The “Boko Haramisation” of Cameroon:
A prolonged Night mare for a Sustaining Assemblage
Mark Bolak Funteh[1]
University of Maroua, Cameroon
Ndikum Azieh[2]
Alpha Operation, BIR Cameroon.
Abstract
Many scholars qualify Cameroon as
the savviest place to stay and invest in the sub-region owing to its
unperturbed peace, and that since the independence of French Cameroon and its
reunification with British Southern Cameroons in 1960 and 1961 respectively,
only the petty show-offs of the Nigerian forces in the peninsula of Bakassi
unrewardedly tried to change the status-quo. But this assumption has been
brought to book by recent events and the accounts of more critical scholars on
the Cameroon-tranquility thesis. This paper - written on the basis of secondary
and primary data (military intelligence data for that matter), and actor and
observer’s account - falls in line with the latter approach. It argues that the
Cameroon military might has never been tested by a serious foreign armed
challenge until the rise and the internationalization of the Boko Haram.

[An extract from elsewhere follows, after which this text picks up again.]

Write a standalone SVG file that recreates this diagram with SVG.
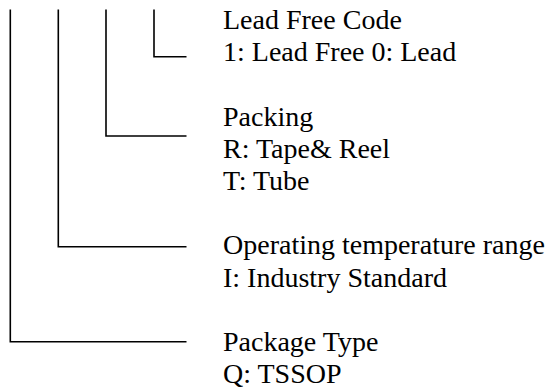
<svg xmlns="http://www.w3.org/2000/svg" width="549" height="390" viewBox="0 0 549 390">
<style>
.c{fill:none;stroke:#000;stroke-width:1.6;stroke-linecap:butt;stroke-linejoin:miter}
.t{font-family:"Liberation Serif","Times New Roman",serif;font-size:28px;fill:#000}
</style>
<rect width="549" height="390" fill="#fff"/>
<g id="connectors">
<path class="c" d="M154,9.5 V56.7 H186.5"/>
<path class="c" d="M106,9.5 V136 H186.5"/>
<path class="c" d="M58.3,9.5 V246.7 H186.5"/>
<path class="c" d="M10.3,9.5 V341.7 H186.5"/>
</g>
<g id="lead-free">
<text class="t" x="223" y="29">Lead Free Code</text>
<text class="t" x="223" y="61.2">1: Lead Free 0: Lead</text>
</g>
<g id="packing">
<text class="t" x="223" y="125.6">Packing</text>
<text class="t" x="223" y="157.8">R: Tape&amp; Reel</text>
<text class="t" x="223" y="190">T: Tube</text>
</g>
<g id="temperature">
<text class="t" x="223" y="254.4">Operating temperature range</text>
<text class="t" x="223" y="286.6">I: Industry Standard</text>
</g>
<g id="package">
<text class="t" x="223" y="350.5">Package Type</text>
<text class="t" x="223" y="382.7">Q: TSSOP</text>
</g>
</svg>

For it
was only then that Cameroonians (civil and the military alike, gripped by the
insecurity fever) understood what it meant to be dared in an unremitting and
deadly manner by a sturdy and impulsive enemy that cost the entire nation-state
huge human and material resources. Cameroon (the northern regions for that
matter) was classed as one of the “no-go areas” in the world. This protracted
nightmare impelled a sustained domestic and foreign effort against this sect
with the sole aim of bringing the sad story to a final end.